Up to and including the line with "Chart.register(...registerables);", write out the listing from its first line, minus the pictures.

**DATA:**
--- Start ---
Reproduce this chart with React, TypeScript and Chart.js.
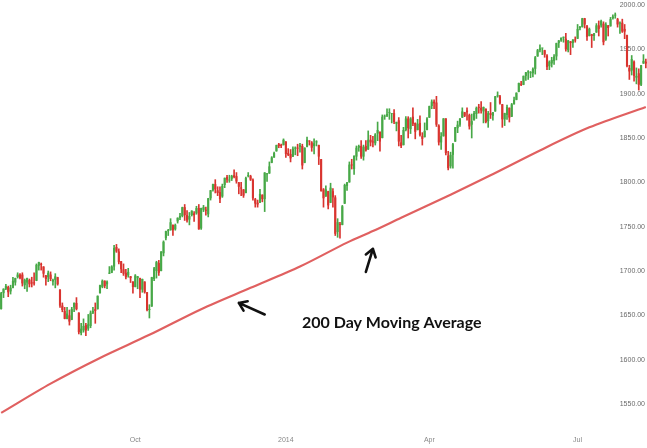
import React, { useEffect, useRef } from 'react';
import { Chart, registerables } from 'chart.js';

Chart.register(...registerables);

// ---------- categories (trading days) ----------
const startDate = '2013-07-11';
const endDate = '2014-08-12';
const marketHolidays = [
  '2013-09-02', '2013-11-28', '2013-12-25', '2014-01-01', '2014-01-20',
  '2014-02-17', '2014-04-18', '2014-05-26', '2014-07-04',
];

function buildTradingDays(): string[] {
  const out: string[] = [];
  const d = new Date(startDate + 'T00:00:00Z');
  const end = new Date(endDate + 'T00:00:00Z');
  while (d <= end) {
    const wd = d.getUTCDay();
    const s = d.toISOString().slice(0, 10);
    if (wd !== 0 && wd !== 6 && !marketHolidays.includes(s)) out.push(s);
    d.setUTCDate(d.getUTCDate() + 1);
  }
  return out;
}
const dates = buildTradingDays();

// ---------- OHLC series ----------
const opens = [
  // Jul 2013
  1657,1675,1680,1682,1677,1681,1687,1693,1696,1696,1684,1687,1690,1687,1687,
  // Aug
  1689,1706,1708,1705,1695,1693,1696,1688,1690,1693,1679,1661,1655,1646,1650,1645,1659,1664,1653,1630,1633,1639,
  // Sep
  1635,1638,1653,1657,1657,1675,1682,1689,1685,1697,1698,1705,1727,1722,1711,1702,1698,1695,1694,1688,
  // Oct
  1682,1692,1692,1679,1688,1676,1656,1660,1691,1700,1709,1700,1720,1737,1745,1746,1752,1747,1756,1760,1762,1772,1763,
  // Nov
  1758,1763,1765,1765,1771,1748,1769,1769,1764,1782,1791,1798,1791,1789,1784,1797,1806,1802,1804,1808,
  // Dec
  1807,1800,1794,1792,1788,1807,1807,1803,1781,1777,1777,1786,1781,1809,1810,1822,1828,1835,1843,1842,1842,
  // Jan 2014
  1846,1833,1832,1829,1838,1839,1840,1841,1822,1840,1847,1845,1841,1845,1842,1826,1792,1784,1790,1777,1790,
  // Feb
  1783,1744,1753,1752,1776,1796,1800,1820,1815,1829,1839,1841,1829,1841,1837,1848,1846,1844,1855,
  // Mar
  1857,1850,1874,1875,1878,1877,1878,1866,1870,1845,1842,1859,1872,1860,1874,1867,1859,1867,1852,1851,1859,
  // Apr
  1873,1886,1891,1890,1864,1845,1852,1872,1830,1818,1831,1846,1861,1865,1873,1879,1881,1876,1865,1870,1877,
  // May
  1885,1884,1880,1883,1869,1878,1875,1880,1897,1897,1888,1871,1876,1884,1874,1888,1893,1902,1911,1910,1920,
  // Jun
  1924,1923,1923,1928,1942,1949,1951,1949,1943,1931,1934,1937,1942,1957,1960,1963,1962,1949,1959,1957,1961,
  // Jul
  1962,1974,1975,1985,1976,1965,1967,1965,1969,1977,1977,1979,1961,1977,1976,1985,1988,1984,1979,1980,1973,1966,
  // Aug
  1929,1926,1936,1918,1923,1910,1934,1936,
];
const highs = [
  1676,1680,1685,1683,1684,1693,1692,1698,1697,1698,1691,1692,1691,1693,1698,
  1708,1710,1709,1705,1695,1700,1699,1691,1697,1693,1679,1664,1659,1659,1656,1659,1664,1670,1653,1641,1646,1641,
  1651,1655,1659,1664,1672,1684,1690,1689,1689,1705,1706,1729,1730,1725,1711,1708,1702,1703,1694,1688,
  1696,1694,1692,1691,1688,1676,1662,1693,1704,1711,1712,1722,1734,1745,1747,1759,1752,1753,1760,1765,1772,1775,1768,
  1766,1768,1767,1773,1775,1771,1774,1772,1782,1791,1798,1803,1795,1795,1798,1805,1808,1808,1808,1814,
  1811,1800,1800,1792,1806,1811,1808,1804,1782,1780,1792,1786,1811,1810,1823,1829,1834,1842,1844,1843,1849,
  1846,1838,1837,1840,1840,1843,1844,1843,1839,1851,1847,1846,1849,1847,1842,1826,1793,1796,1790,1799,1793,
  1785,1759,1755,1774,1798,1800,1823,1826,1830,1841,1842,1847,1842,1847,1858,1853,1852,1855,1868,
  1857,1876,1876,1883,1883,1877,1882,1868,1873,1853,1862,1874,1874,1873,1884,1867,1871,1875,1856,1867,1873,
  1886,1893,1893,1897,1865,1856,1872,1872,1835,1834,1844,1862,1869,1872,1884,1879,1884,1877,1877,1880,1885,
  1888,1891,1885,1883,1880,1890,1879,1897,1902,1898,1888,1878,1887,1884,1889,1896,1901,1912,1914,1920,1924,
  1926,1925,1929,1942,1950,1955,1951,1949,1944,1937,1941,1944,1957,1960,1963,1964,1968,1960,1959,1961,1964,
  1978,1976,1985,1985,1977,1974,1967,1968,1979,1982,1983,1981,1980,1977,1986,1989,1991,1985,1981,1984,1978,1966,
  1932,1943,1937,1929,1928,1932,1944,1939,
];
const lows = [
  1657,1670,1679,1671,1674,1681,1684,1692,1691,1683,1680,1677,1682,1682,1684,
  1689,1701,1701,1693,1684,1688,1689,1684,1681,1684,1659,1654,1646,1646,1639,1645,1654,1656,1629,1628,1631,1627,
  1633,1636,1652,1641,1657,1675,1681,1681,1680,1697,1698,1701,1721,1708,1698,1695,1691,1693,1687,1675,
  1682,1680,1670,1676,1675,1655,1647,1660,1689,1692,1695,1700,1717,1735,1740,1746,1740,1746,1754,1758,1761,1757,1755,
  1752,1762,1756,1764,1747,1747,1767,1763,1761,1780,1790,1788,1785,1777,1783,1794,1800,1800,1802,1805,
  1799,1787,1785,1783,1788,1806,1802,1780,1772,1772,1777,1778,1767,1801,1810,1822,1828,1835,1839,1839,1842,
  1828,1830,1823,1829,1831,1830,1834,1815,1822,1840,1842,1835,1832,1841,1820,1790,1772,1784,1770,1777,1772,
  1740,1738,1737,1752,1776,1791,1800,1815,1809,1825,1835,1827,1825,1835,1837,1841,1840,1842,1847,
  1835,1850,1871,1874,1871,1867,1866,1858,1841,1839,1842,1858,1850,1855,1864,1849,1859,1852,1842,1851,1859,
  1873,1883,1883,1863,1842,1837,1852,1831,1814,1816,1816,1846,1856,1863,1873,1874,1870,1860,1850,1870,1872,
  1878,1878,1867,1867,1862,1872,1870,1880,1896,1888,1862,1864,1871,1868,1874,1888,1893,1902,1909,1910,1915,
  1916,1918,1919,1922,1942,1947,1944,1941,1927,1927,1930,1933,1938,1952,1959,1958,1948,1947,1944,1952,1958,
  1962,1972,1975,1974,1960,1965,1952,1960,1969,1965,1975,1955,1960,1965,1976,1984,1985,1975,1968,1969,1962,1930,
  1916,1921,1914,1911,1904,1909,1934,1929,
];
const closes = [
  1675,1680,1683,1676,1681,1689,1692,1696,1692,1686,1690,1692,1685,1686,1686,
  1707,1710,1707,1697,1691,1698,1691,1690,1694,1685,1661,1656,1646,1652,1643,1657,1664,1657,1631,1635,1638,1633,
  1640,1653,1655,1655,1672,1684,1689,1683,1688,1698,1705,1726,1722,1710,1702,1697,1693,1699,1692,1682,
  1695,1694,1679,1691,1676,1656,1656,1693,1703,1710,1698,1722,1733,1745,1745,1755,1746,1752,1760,1762,1772,1763,1757,
  1762,1768,1763,1771,1747,1771,1772,1768,1782,1791,1798,1792,1788,1781,1796,1805,1803,1803,1807,1806,
  1801,1795,1793,1785,1805,1808,1803,1782,1776,1775,1787,1781,1811,1810,1818,1828,1833,1842,1841,1841,1848,
  1832,1831,1827,1838,1838,1838,1842,1819,1839,1848,1846,1839,1844,1845,1829,1790,1782,1792,1774,1794,1783,
  1742,1755,1752,1773,1797,1800,1820,1819,1830,1839,1841,1829,1840,1836,1848,1845,1845,1854,1859,
  1846,1874,1874,1877,1878,1877,1868,1868,1846,1841,1859,1872,1861,1872,1866,1857,1866,1853,1849,1858,1872,
  1886,1891,1889,1865,1845,1852,1872,1833,1816,1831,1843,1862,1865,1872,1880,1875,1879,1863,1869,1878,1884,
  1884,1881,1885,1868,1878,1876,1879,1897,1897,1889,1871,1878,1885,1873,1888,1893,1901,1912,1910,1920,1924,
  1925,1924,1928,1941,1949,1951,1951,1944,1930,1936,1938,1942,1957,1960,1963,1963,1950,1960,1957,1961,1960,
  1973,1975,1985,1978,1964,1973,1965,1968,1977,1973,1982,1958,1978,1974,1984,1987,1988,1978,1979,1970,1970,1931,
  1925,1939,1920,1920,1910,1932,1937,1934,
];

// ---------- 200 day moving average ----------
const maDates = [
  '2013-07-11', '2013-08-09', '2013-09-10', '2013-10-09', '2013-11-08', '2013-12-10',
  '2014-01-10', '2014-02-10', '2014-02-26', '2014-03-14', '2014-04-14', '2014-05-08',
  '2014-06-09', '2014-07-09', '2014-08-12',
];
const maValues = [
  1540, 1573, 1602, 1628, 1657, 1681,
  1705, 1732, 1745, 1760, 1786, 1808,
  1836, 1862, 1885,
];

// ---------- axis ticks ----------
const yTickValues = [1550, 1600, 1650, 1700, 1750, 1800, 1850, 1900, 1950, 2000];
const xTickDates = ['2013-10-01', '2014-01-02', '2014-04-01', '2014-07-01'];
const xTickLabels = ['Oct', '2014', 'Apr', 'Jul'];

// ---------- annotations (in data coordinates) ----------
const annotationText = '200 Day Moving Average';
const annotationTextDate = '2014-03-10';
const annotationTextValue = 1642;
const arrowTipDates = ['2013-12-03', '2014-02-26'];
const arrowTipValues = [1664, 1725];
const arrowTailDates = ['2013-12-18', '2014-02-21'];
const arrowTailValues = [1651, 1699];

const UP = '#47a847';
const DOWN = '#d9342f';

const annotationPlugin = {
  id: 'maAnnotations',
  afterDraw(chart: any) {
    const { ctx, scales } = chart;
    const x = scales.x;
    const y = scales.y;
    const px = (d: string) => x.getPixelForValue(dates.indexOf(d));
    ctx.save();
    ctx.strokeStyle = '#111';
    ctx.lineWidth = 2.6;
    ctx.lineCap = 'round';
    ctx.lineJoin = 'round';
    for (let i = 0; i < arrowTipDates.length; i++) {
      const tx = px(arrowTipDates[i]);
      const ty = y.getPixelForValue(arrowTipValues[i]);
      const sx = px(arrowTailDates[i]);
      const sy = y.getPixelForValue(arrowTailValues[i]);
      const ang = Math.atan2(ty - sy, tx - sx);
      const hl = 9;
      ctx.beginPath();
      ctx.moveTo(sx, sy);
      ctx.lineTo(tx, ty);
      ctx.moveTo(tx - hl * Math.cos(ang - 0.6), ty - hl * Math.sin(ang - 0.6));
      ctx.lineTo(tx, ty);
      ctx.lineTo(tx - hl * Math.cos(ang + 0.6), ty - hl * Math.sin(ang + 0.6));
      ctx.stroke();
    }
    ctx.fillStyle = '#111';
    ctx.font = 'bold 16px Lato, "Open Sans", sans-serif';
    ctx.textAlign = 'center';
    ctx.textBaseline = 'middle';
    ctx.fillText(annotationText, px(annotationTextDate), y.getPixelForValue(annotationTextValue));
    ctx.restore();
  },
};

export default function App() {
  const canvasRef = useRef<HTMLCanvasElement | null>(null);

  useEffect(() => {
    if (!canvasRef.current) return;
    const bodyData = opens.map((o, i) => [o, closes[i]]);
    const wickData = lows.map((l, i) => [l, highs[i]]);
    const colors = opens.map((o, i) => (closes[i] >= o ? UP : DOWN));
    const maData = maDates.map((d, i) => ({ x: d, y: maValues[i] }));

    const chart = new Chart(canvasRef.current, {
      type: 'bar',
      data: {
        labels: dates,
        datasets: [
          {
            type: 'bar',
            data: bodyData as any,
            backgroundColor: colors,
            borderWidth: 0,
            grouped: false,
            barPercentage: 0.9,
            categoryPercentage: 1,
            minBarLength: 1,
          } as any,
          {
            type: 'bar',
            data: wickData as any,
            backgroundColor: colors,
            borderWidth: 0,
            grouped: false,
            barThickness: 1,
          } as any,
          {
            type: 'line',
            data: maData as any,
            borderColor: '#e06060',
            borderWidth: 2.2,
            pointRadius: 0,
            tension: 0.3,
            fill: false,
          } as any,
        ],
      },
      options: {
        animation: false,
        responsive: false,
        devicePixelRatio: 1,
        events: [],
        layout: { padding: 0 },
        plugins: { legend: { display: false }, tooltip: { enabled: false } },
        scales: {
          x: {
            type: 'category',
            offset: true,
            grid: { display: false, drawTicks: false },
            border: { display: false },
            ticks: {
              autoSkip: false,
              maxRotation: 0,
              padding: 6,
              color: '#888',
              font: { size: 7, family: 'Arial, "Liberation Sans", sans-serif' },
              callback: (val: any) => {
                const k = xTickDates.indexOf(dates[val as number]);
                return k >= 0 ? xTickLabels[k] : '';
              },
            },
            afterBuildTicks: (s: any) => {
              s.ticks = xTickDates.map((d) => ({ value: dates.indexOf(d) }));
            },
            afterFit: (s: any) => {
              s.height = 18;
              s.paddingLeft = 0;
              s.paddingRight = 0;
            },
          },
          y: {
            type: 'linear',
            position: 'right',
            min: 1520.7,
            max: 2005.6,
            grid: { display: false, drawTicks: false },
            border: { display: false },
            ticks: {
              mirror: true,
              padding: -2,
              color: '#6a6a6a',
              font: { size: 7, family: 'Arial, "Liberation Sans", sans-serif' },
              callback: (v: any) => Number(v).toFixed(2),
            },
            afterBuildTicks: (s: any) => {
              s.ticks = yTickValues.map((v) => ({ value: v }));
            },
            afterFit: (s: any) => {
              s.width = 0;
              s.paddingTop = 0;
              s.paddingBottom = 0;
            },
          },
        },
      } as any,
      plugins: [annotationPlugin],
    });
    return () => chart.destroy();
  }, []);

  return (
    <div style={{ position: 'absolute', left: 0, top: 0, width: 647, height: 448, background: '#fff' }}>
      <canvas ref={canvasRef} width={647} height={448} />
    </div>
  );
}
--- End ---
**SOLUTION:**
Reproduce this chart with React, TypeScript and Chart.js.
import React, { useEffect, useRef } from 'react';
import { Chart, registerables } from 'chart.js';

Chart.register(...registerables);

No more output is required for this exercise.